| Stated task |
What follows is a set of entries. Repeat them exactly, but not their pictures.

>> start

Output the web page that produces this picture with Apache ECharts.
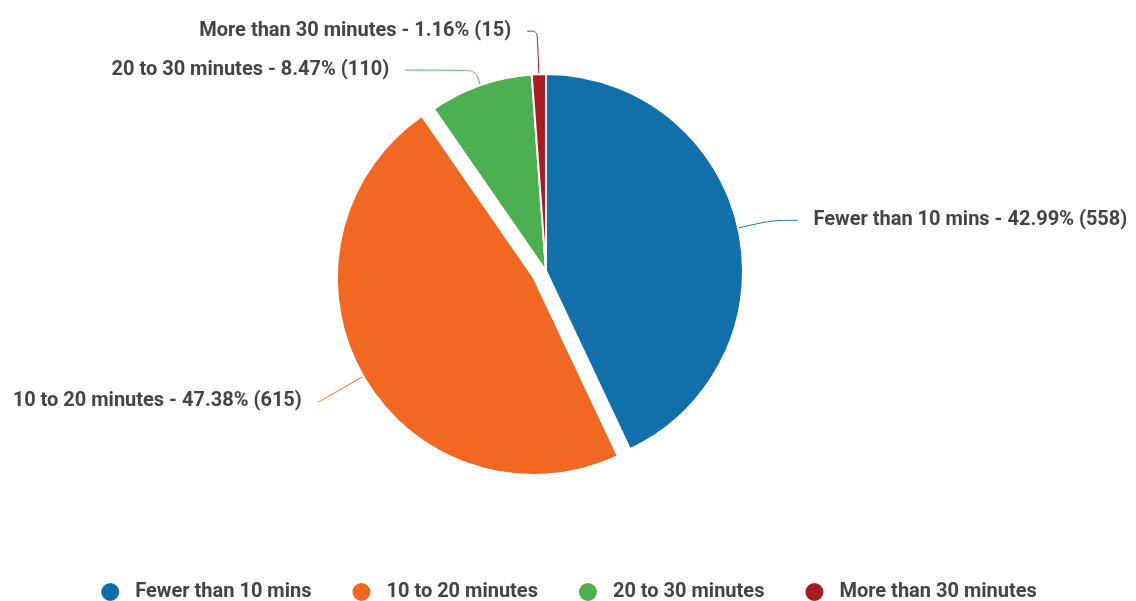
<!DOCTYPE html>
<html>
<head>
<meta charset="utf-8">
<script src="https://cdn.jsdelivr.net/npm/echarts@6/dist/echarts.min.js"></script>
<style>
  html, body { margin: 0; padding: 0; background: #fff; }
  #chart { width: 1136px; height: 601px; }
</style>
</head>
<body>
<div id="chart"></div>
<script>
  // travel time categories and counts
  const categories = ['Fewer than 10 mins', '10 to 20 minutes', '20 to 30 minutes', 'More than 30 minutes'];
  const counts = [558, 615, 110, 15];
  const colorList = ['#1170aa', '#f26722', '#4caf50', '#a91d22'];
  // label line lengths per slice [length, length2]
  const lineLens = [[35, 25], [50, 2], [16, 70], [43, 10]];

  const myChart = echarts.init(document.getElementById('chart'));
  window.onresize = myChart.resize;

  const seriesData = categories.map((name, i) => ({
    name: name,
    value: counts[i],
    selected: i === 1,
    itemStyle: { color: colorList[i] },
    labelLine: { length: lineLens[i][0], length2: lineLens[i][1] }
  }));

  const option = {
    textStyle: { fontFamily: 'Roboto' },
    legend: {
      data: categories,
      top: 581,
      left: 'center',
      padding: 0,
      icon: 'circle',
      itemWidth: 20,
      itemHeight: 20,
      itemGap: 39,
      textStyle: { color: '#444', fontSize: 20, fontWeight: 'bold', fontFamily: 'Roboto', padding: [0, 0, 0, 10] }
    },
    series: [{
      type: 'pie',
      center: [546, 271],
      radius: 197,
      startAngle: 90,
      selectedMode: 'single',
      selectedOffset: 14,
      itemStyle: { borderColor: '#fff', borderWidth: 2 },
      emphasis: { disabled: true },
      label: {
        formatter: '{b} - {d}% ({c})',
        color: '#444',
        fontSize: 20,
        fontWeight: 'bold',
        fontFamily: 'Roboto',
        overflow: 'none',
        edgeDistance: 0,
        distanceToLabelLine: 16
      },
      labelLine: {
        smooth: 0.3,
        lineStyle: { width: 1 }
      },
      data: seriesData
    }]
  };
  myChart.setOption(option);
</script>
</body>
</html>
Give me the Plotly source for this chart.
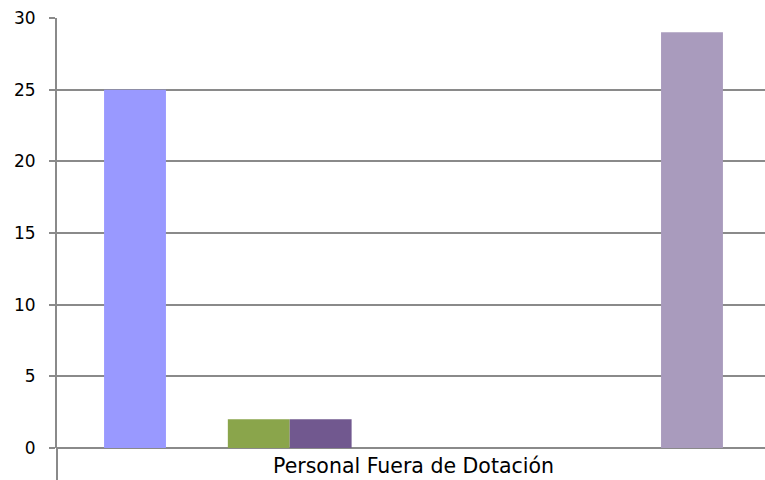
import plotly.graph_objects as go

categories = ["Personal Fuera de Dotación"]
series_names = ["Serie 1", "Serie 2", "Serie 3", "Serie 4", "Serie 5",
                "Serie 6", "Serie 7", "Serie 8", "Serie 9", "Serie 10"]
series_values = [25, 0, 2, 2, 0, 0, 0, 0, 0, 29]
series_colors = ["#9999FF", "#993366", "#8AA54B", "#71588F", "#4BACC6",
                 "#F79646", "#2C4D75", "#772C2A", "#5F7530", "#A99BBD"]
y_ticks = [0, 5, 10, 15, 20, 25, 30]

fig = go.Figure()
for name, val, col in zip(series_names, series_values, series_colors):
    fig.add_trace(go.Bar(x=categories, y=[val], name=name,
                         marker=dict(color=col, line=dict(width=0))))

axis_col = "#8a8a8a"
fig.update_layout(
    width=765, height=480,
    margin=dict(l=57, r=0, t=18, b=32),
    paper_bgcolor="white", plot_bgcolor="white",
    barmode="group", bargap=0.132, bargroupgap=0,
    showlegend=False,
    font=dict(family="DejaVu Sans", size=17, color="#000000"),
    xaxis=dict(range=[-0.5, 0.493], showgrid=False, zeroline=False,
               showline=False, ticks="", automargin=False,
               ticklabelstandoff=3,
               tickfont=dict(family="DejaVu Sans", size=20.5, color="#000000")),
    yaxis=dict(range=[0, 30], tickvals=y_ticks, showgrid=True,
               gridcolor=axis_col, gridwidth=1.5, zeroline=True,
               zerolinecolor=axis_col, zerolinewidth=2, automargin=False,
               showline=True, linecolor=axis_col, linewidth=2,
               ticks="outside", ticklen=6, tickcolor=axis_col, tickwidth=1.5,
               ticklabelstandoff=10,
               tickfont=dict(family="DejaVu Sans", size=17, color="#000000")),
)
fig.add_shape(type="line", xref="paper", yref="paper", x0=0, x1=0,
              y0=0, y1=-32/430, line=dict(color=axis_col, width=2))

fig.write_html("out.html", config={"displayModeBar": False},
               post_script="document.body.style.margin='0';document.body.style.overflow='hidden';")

>> end

| Solution to the problem |
Output the web page that produces this picture with Apache ECharts.
<!DOCTYPE html>
<html>
<head>
<meta charset="utf-8">
<script src="https://cdn.jsdelivr.net/npm/echarts@6/dist/echarts.min.js"></script>
<style>
  html, body { margin: 0; padding: 0; background: #fff; }
  #chart { width: 1136px; height: 601px; }
</style>
</head>
<body>
<div id="chart"></div>
<script>
  // travel time categories and counts
  const categories = ['Fewer than 10 mins', '10 to 20 minutes', '20 to 30 minutes', 'More than 30 minutes'];
  const counts = [558, 615, 110, 15];
  const colorList = ['#1170aa', '#f26722', '#4caf50', '#a91d22'];
  // label line lengths per slice [length, length2]
  const lineLens = [[35, 25], [50, 2], [16, 70], [43, 10]];

  const myChart = echarts.init(document.getElementById('chart'));
  window.onresize = myChart.resize;

  const seriesData = categories.map((name, i) => ({
    name: name,
    value: counts[i],
    selected: i === 1,
    itemStyle: { color: colorList[i] },
    labelLine: { length: lineLens[i][0], length2: lineLens[i][1] }
  }));

  const option = {
    textStyle: { fontFamily: 'Roboto' },
    legend: {
      data: categories,
      top: 581,
      left: 'center',
      padding: 0,
      icon: 'circle',
      itemWidth: 20,
      itemHeight: 20,
      itemGap: 39,
      textStyle: { color: '#444', fontSize: 20, fontWeight: 'bold', fontFamily: 'Roboto', padding: [0, 0, 0, 10] }
    },
    series: [{
      type: 'pie',
      center: [546, 271],
      radius: 197,
      startAngle: 90,
      selectedMode: 'single',
      selectedOffset: 14,
      itemStyle: { borderColor: '#fff', borderWidth: 2 },
      emphasis: { disabled: true },
      label: {
        formatter: '{b} - {d}% ({c})',
        color: '#444',
        fontSize: 20,
        fontWeight: 'bold',
        fontFamily: 'Roboto',
        overflow: 'none',
        edgeDistance: 0,
        distanceToLabelLine: 16
      },
      labelLine: {
        smooth: 0.3,
        lineStyle: { width: 1 }
      },
      data: seriesData
    }]
  };
  myChart.setOption(option);
</script>
</body>
</html>
Give me the Plotly source for this chart.
import plotly.graph_objects as go

categories = ["Personal Fuera de Dotación"]
series_names = ["Serie 1", "Serie 2", "Serie 3", "Serie 4", "Serie 5",
                "Serie 6", "Serie 7", "Serie 8", "Serie 9", "Serie 10"]
series_values = [25, 0, 2, 2, 0, 0, 0, 0, 0, 29]
series_colors = ["#9999FF", "#993366", "#8AA54B", "#71588F", "#4BACC6",
                 "#F79646", "#2C4D75", "#772C2A", "#5F7530", "#A99BBD"]
y_ticks = [0, 5, 10, 15, 20, 25, 30]

fig = go.Figure()
for name, val, col in zip(series_names, series_values, series_colors):
    fig.add_trace(go.Bar(x=categories, y=[val], name=name,
                         marker=dict(color=col, line=dict(width=0))))

axis_col = "#8a8a8a"
fig.update_layout(
    width=765, height=480,
    margin=dict(l=57, r=0, t=18, b=32),
    paper_bgcolor="white", plot_bgcolor="white",
    barmode="group", bargap=0.132, bargroupgap=0,
    showlegend=False,
    font=dict(family="DejaVu Sans", size=17, color="#000000"),
    xaxis=dict(range=[-0.5, 0.493], showgrid=False, zeroline=False,
               showline=False, ticks="", automargin=False,
               ticklabelstandoff=3,
               tickfont=dict(family="DejaVu Sans", size=20.5, color="#000000")),
    yaxis=dict(range=[0, 30], tickvals=y_ticks, showgrid=True,
               gridcolor=axis_col, gridwidth=1.5, zeroline=True,
               zerolinecolor=axis_col, zerolinewidth=2, automargin=False,
               showline=True, linecolor=axis_col, linewidth=2,
               ticks="outside", ticklen=6, tickcolor=axis_col, tickwidth=1.5,
               ticklabelstandoff=10,
               tickfont=dict(family="DejaVu Sans", size=17, color="#000000")),
)
fig.add_shape(type="line", xref="paper", yref="paper", x0=0, x1=0,
              y0=0, y1=-32/430, line=dict(color=axis_col, width=2))

fig.write_html("out.html", config={"displayModeBar": False},
               post_script="document.body.style.margin='0';document.body.style.overflow='hidden';")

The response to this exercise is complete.